One, a collectible black five-speed, stick-shift model from 1967, was listed at $1,400. Others, more permanent parts of his collection, are simply not for sale.
"All the years I've been in business and seen different fads come and go, the Sting-Ray was the one model of bike that took off so fast," he said. "Within weeks after they introduced it, it was the hottest bike in the country, and it stayed that way for about 10 years."
At one point, he said, he had about 40 — one of every model.
The one-room shop is open and spacious. Before Ehrhardt announced his retirement and began liquidating his stock, racks of new mountain bikes and fixies lined the west wall, while accessories like handlebar lights and locks occupied the east wall.
The area around Ehrhardt’s desk, in the back corner behind the counter, contains most of the store’s personal touches. Wall decorations include old newspaper clippings, family photos and a framed poster that reads: “The only thing more overrated than natural childbirth, is the joy of owning your own business.” Open boxes of Frosted Flakes and microwave popcorn are on a small bookshelf.

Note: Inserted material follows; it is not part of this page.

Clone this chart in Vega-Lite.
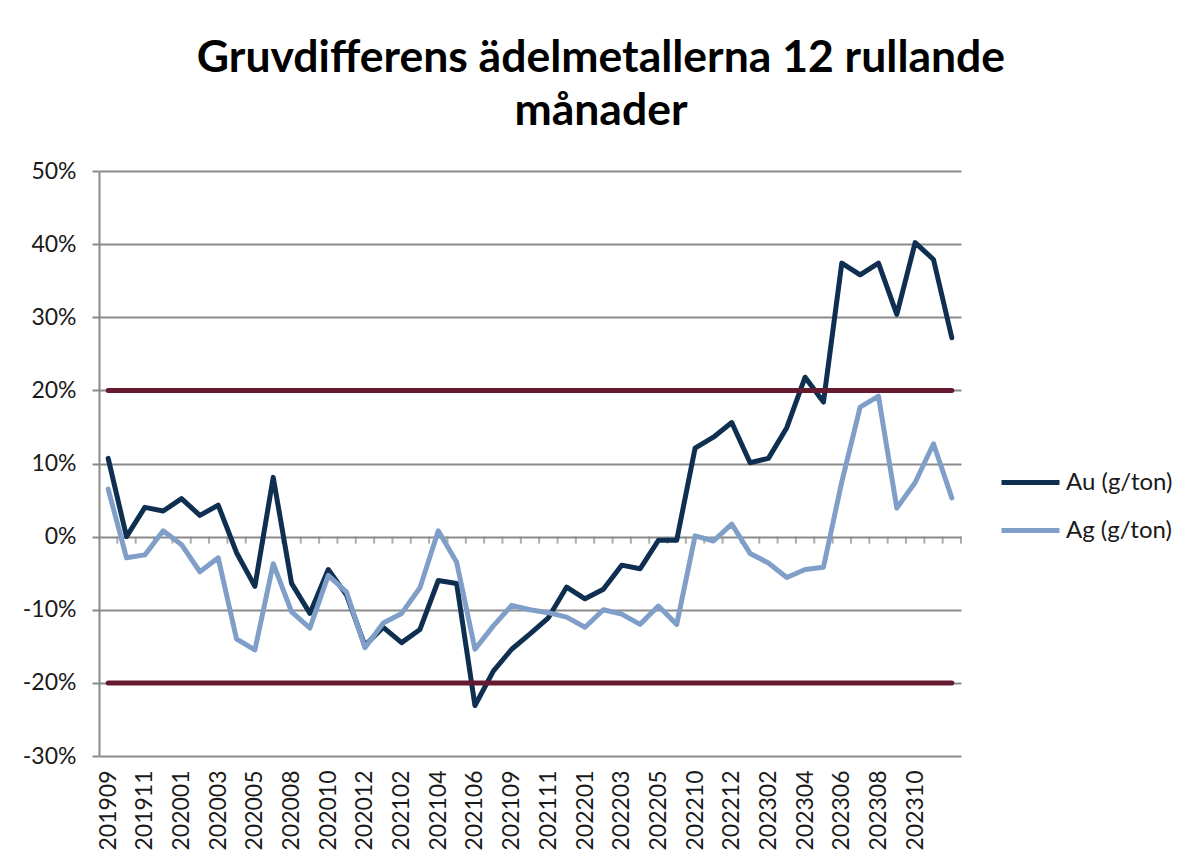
{
  "$schema": "https://vega.github.io/schema/vega-lite/v6.json",
  "autosize": {"type": "none"},
  "padding": {"left": 99, "top": 171, "right": 232, "bottom": 111},
  "width": 862,
  "height": 585,
  "background": "white",
  "title": {
    "text": ["Gruvdifferens ädelmetallerna 12 rullande", "månader"],
    "font": "Lato",
    "fontSize": 44.5,
    "fontWeight": "bold",
    "color": "#000000",
    "lineHeight": 53,
    "anchor": "middle",
    "dx": 71,
    "offset": 26
  },
  "config": {
    "view": {"stroke": null},
    "axis": {"labelFont": "Lato", "labelFontSize": 23, "labelColor": "#1a1a1a"},
    "legend": {"labelFont": "Lato", "labelFontSize": 24, "labelColor": "#1a1a1a"}
  },
  "datasets": {
    "series": [
      {"m": "201909", "metal": "Au (g/ton)", "v": 0.107}, {"m": "201909", "metal": "Ag (g/ton)", "v": 0.065},
      {"m": "201910", "metal": "Au (g/ton)", "v": 0.000}, {"m": "201910", "metal": "Ag (g/ton)", "v": -0.029},
      {"m": "201911", "metal": "Au (g/ton)", "v": 0.040}, {"m": "201911", "metal": "Ag (g/ton)", "v": -0.025},
      {"m": "201912", "metal": "Au (g/ton)", "v": 0.035}, {"m": "201912", "metal": "Ag (g/ton)", "v": 0.008},
      {"m": "202001", "metal": "Au (g/ton)", "v": 0.052}, {"m": "202001", "metal": "Ag (g/ton)", "v": -0.011},
      {"m": "202002", "metal": "Au (g/ton)", "v": 0.029}, {"m": "202002", "metal": "Ag (g/ton)", "v": -0.048},
      {"m": "202003", "metal": "Au (g/ton)", "v": 0.043}, {"m": "202003", "metal": "Ag (g/ton)", "v": -0.029},
      {"m": "202004", "metal": "Au (g/ton)", "v": -0.022}, {"m": "202004", "metal": "Ag (g/ton)", "v": -0.140},
      {"m": "202005", "metal": "Au (g/ton)", "v": -0.068}, {"m": "202005", "metal": "Ag (g/ton)", "v": -0.155},
      {"m": "202006", "metal": "Au (g/ton)", "v": 0.081}, {"m": "202006", "metal": "Ag (g/ton)", "v": -0.037},
      {"m": "202008", "metal": "Au (g/ton)", "v": -0.064}, {"m": "202008", "metal": "Ag (g/ton)", "v": -0.103},
      {"m": "202009", "metal": "Au (g/ton)", "v": -0.105}, {"m": "202009", "metal": "Ag (g/ton)", "v": -0.125},
      {"m": "202010", "metal": "Au (g/ton)", "v": -0.045}, {"m": "202010", "metal": "Ag (g/ton)", "v": -0.053},
      {"m": "202011", "metal": "Au (g/ton)", "v": -0.080}, {"m": "202011", "metal": "Ag (g/ton)", "v": -0.076},
      {"m": "202012", "metal": "Au (g/ton)", "v": -0.149}, {"m": "202012", "metal": "Ag (g/ton)", "v": -0.152},
      {"m": "202101", "metal": "Au (g/ton)", "v": -0.124}, {"m": "202101", "metal": "Ag (g/ton)", "v": -0.118},
      {"m": "202102", "metal": "Au (g/ton)", "v": -0.145}, {"m": "202102", "metal": "Ag (g/ton)", "v": -0.105},
      {"m": "202103", "metal": "Au (g/ton)", "v": -0.127}, {"m": "202103", "metal": "Ag (g/ton)", "v": -0.070},
      {"m": "202104", "metal": "Au (g/ton)", "v": -0.060}, {"m": "202104", "metal": "Ag (g/ton)", "v": 0.008},
      {"m": "202105", "metal": "Au (g/ton)", "v": -0.064}, {"m": "202105", "metal": "Ag (g/ton)", "v": -0.035},
      {"m": "202106", "metal": "Au (g/ton)", "v": -0.231}, {"m": "202106", "metal": "Ag (g/ton)", "v": -0.154},
      {"m": "202107", "metal": "Au (g/ton)", "v": -0.184}, {"m": "202107", "metal": "Ag (g/ton)", "v": -0.122},
      {"m": "202109", "metal": "Au (g/ton)", "v": -0.154}, {"m": "202109", "metal": "Ag (g/ton)", "v": -0.094},
      {"m": "202110", "metal": "Au (g/ton)", "v": -0.133}, {"m": "202110", "metal": "Ag (g/ton)", "v": -0.100},
      {"m": "202111", "metal": "Au (g/ton)", "v": -0.111}, {"m": "202111", "metal": "Ag (g/ton)", "v": -0.104},
      {"m": "202112", "metal": "Au (g/ton)", "v": -0.069}, {"m": "202112", "metal": "Ag (g/ton)", "v": -0.110},
      {"m": "202201", "metal": "Au (g/ton)", "v": -0.085}, {"m": "202201", "metal": "Ag (g/ton)", "v": -0.124},
      {"m": "202202", "metal": "Au (g/ton)", "v": -0.072}, {"m": "202202", "metal": "Ag (g/ton)", "v": -0.100},
      {"m": "202203", "metal": "Au (g/ton)", "v": -0.039}, {"m": "202203", "metal": "Ag (g/ton)", "v": -0.106},
      {"m": "202204", "metal": "Au (g/ton)", "v": -0.044}, {"m": "202204", "metal": "Ag (g/ton)", "v": -0.120},
      {"m": "202205", "metal": "Au (g/ton)", "v": -0.005}, {"m": "202205", "metal": "Ag (g/ton)", "v": -0.095},
      {"m": "202206", "metal": "Au (g/ton)", "v": -0.005}, {"m": "202206", "metal": "Ag (g/ton)", "v": -0.120},
      {"m": "202210", "metal": "Au (g/ton)", "v": 0.121}, {"m": "202210", "metal": "Ag (g/ton)", "v": 0.001},
      {"m": "202211", "metal": "Au (g/ton)", "v": 0.136}, {"m": "202211", "metal": "Ag (g/ton)", "v": -0.006},
      {"m": "202212", "metal": "Au (g/ton)", "v": 0.156}, {"m": "202212", "metal": "Ag (g/ton)", "v": 0.017},
      {"m": "202301", "metal": "Au (g/ton)", "v": 0.101}, {"m": "202301", "metal": "Ag (g/ton)", "v": -0.023},
      {"m": "202302", "metal": "Au (g/ton)", "v": 0.107}, {"m": "202302", "metal": "Ag (g/ton)", "v": -0.036},
      {"m": "202303", "metal": "Au (g/ton)", "v": 0.149}, {"m": "202303", "metal": "Ag (g/ton)", "v": -0.056},
      {"m": "202304", "metal": "Au (g/ton)", "v": 0.218}, {"m": "202304", "metal": "Ag (g/ton)", "v": -0.045},
      {"m": "202305", "metal": "Au (g/ton)", "v": 0.184}, {"m": "202305", "metal": "Ag (g/ton)", "v": -0.042},
      {"m": "202306", "metal": "Au (g/ton)", "v": 0.374}, {"m": "202306", "metal": "Ag (g/ton)", "v": 0.075},
      {"m": "202307", "metal": "Au (g/ton)", "v": 0.358}, {"m": "202307", "metal": "Ag (g/ton)", "v": 0.177},
      {"m": "202308", "metal": "Au (g/ton)", "v": 0.374}, {"m": "202308", "metal": "Ag (g/ton)", "v": 0.192},
      {"m": "202309", "metal": "Au (g/ton)", "v": 0.304}, {"m": "202309", "metal": "Ag (g/ton)", "v": 0.039},
      {"m": "202310", "metal": "Au (g/ton)", "v": 0.402}, {"m": "202310", "metal": "Ag (g/ton)", "v": 0.074},
      {"m": "202311", "metal": "Au (g/ton)", "v": 0.379}, {"m": "202311", "metal": "Ag (g/ton)", "v": 0.127},
      {"m": "202312", "metal": "Au (g/ton)", "v": 0.272}, {"m": "202312", "metal": "Ag (g/ton)", "v": 0.053}
    ],
    "limits": [
      {"from": "201909", "to": "202312", "v": 0.2},
      {"from": "201909", "to": "202312", "v": -0.2}
    ]
  },
  "layer": [
    {
      "data": {"name": "series"},
      "transform": [{"filter": "datum.metal === 'Au (g/ton)'"}],
      "mark": {"type": "tick", "orient": "vertical", "size": 7, "thickness": 2, "color": "#8a8a8a", "xOffset": 9.17, "yOffset": 3.5},
      "encoding": {
        "x": {"field": "m", "type": "ordinal", "sort": null, "scale": {"type": "point", "padding": 0.5}},
        "y": {"datum": 0, "type": "quantitative"}
      }
    },
    {
      "data": {"name": "series"},
      "mark": {"type": "line", "strokeWidth": 5, "strokeJoin": "round", "strokeCap": "round"},
      "encoding": {
        "x": {
          "field": "m", "type": "ordinal", "sort": null, "title": null,
          "scale": {"type": "point", "padding": 0.5},
          "axis": {
            "values": ["201909","201911","202001","202003","202005","202008","202010","202012","202102","202104","202106","202109","202111","202201","202203","202205","202210","202212","202302","202304","202306","202308","202310"],
            "labelAngle": 270, "ticks": false, "tickSize": 0, "domain": false, "grid": false, "labelPadding": 14
          }
        },
        "y": {
          "field": "v", "type": "quantitative", "title": null,
          "scale": {"domain": [-0.3, 0.5], "nice": false, "zero": false},
          "axis": {
            "values": [-0.3, -0.2, -0.1, 0, 0.1, 0.2, 0.3, 0.4, 0.5],
            "format": ".0%",
            "labelExpr": "replace(datum.label, '\u2212', '-')",
            "grid": true, "gridColor": "#8a8a8a", "gridWidth": 2,
            "domain": true, "domainColor": "#8a8a8a", "domainWidth": 2,
            "ticks": true, "tickColor": "#8a8a8a", "tickWidth": 2, "tickSize": 7,
            "labelPadding": 16
          }
        },
        "color": {
          "field": "metal", "type": "nominal", "title": null,
          "scale": {"domain": ["Au (g/ton)", "Ag (g/ton)"], "range": ["#0e2f50", "#7f9fc9"]},
          "legend": {
            "orient": "none", "legendX": 900, "legendY": 280,
            "symbolType": "stroke", "symbolSize": 3364, "symbolStrokeWidth": 5,
            "labelOffset": 4, "rowPadding": 4, "padding": 0
          }
        }
      }
    },
    {
      "data": {"name": "limits"},
      "mark": {"type": "rule", "strokeWidth": 5, "strokeCap": "round", "color": "#661a30"},
      "encoding": {
        "x": {"field": "from", "type": "ordinal"},
        "x2": {"field": "to"},
        "y": {"field": "v", "type": "quantitative"}
      }
    }
  ]
}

Kathy said she is looking forward to life after the business.
“It’ll be nice to have the freedom to do different things,” she said. “I don’t know where it’s going to take us. We’re just going to have to take it one day at a time.”
Kathy said they were looking forward to being able to travel and see the rest of Arizona without having to come back to Tempe and reopen the store every Monday morning.
“We’ve been tied to the store for so long,” she said. “For starters, we’re just going to see our own state for a bit.”
She said her husband will need some time to get used to retirement.
“It’s his baby,” she said. “It’s been his baby forever.”
Robin Bowden, long-time customer, said she’ll miss Ehrhardt and his store.
“I remember this shop as long as I’ve lived out here,” she said. “I just never stepped foot into it until that day when I needed some parts and some advice.”
Bowden said she first came to Ehrhardt’s Schwinn 20 years ago, in March 1996, to see if they could save a “trashed” mountain bike.
“I took it in, Larry and I struck up a friendship, and I’ve been coming back since,” she said. “This is the only bike shop I do business with.”
Bowden said she feels comfortable at the store and knows Ehrhardt has the expertise she needs. She said sometimes she even comes in just to chat.
“He’s kind of like a father to me,” she said.
The store is in the process of selling off its current inventory. Ehrhardt said he expects the store to be open for about six to eight weeks.
The shop floor, once lined with rows of cruisers and fixies, is now largely empty. Talk radio, piped in from speakers in the ceiling, fills the space instead. It blends with the soft sound of the small TV, complete with rabbit ear antennas, aimed at Ehrhardt’s desk. Red discount stickers dot most of the remaining merchandise, including staples like bikes, saddles and locks, but also hats, stickers, iPhone cases and other odds and ends.
Despite what his wife says, Ehrhardt said he’s looking forward to retirement.
“I’ve worked six days a week for 59 years,” he said. “I’m going to do nothing for a while.”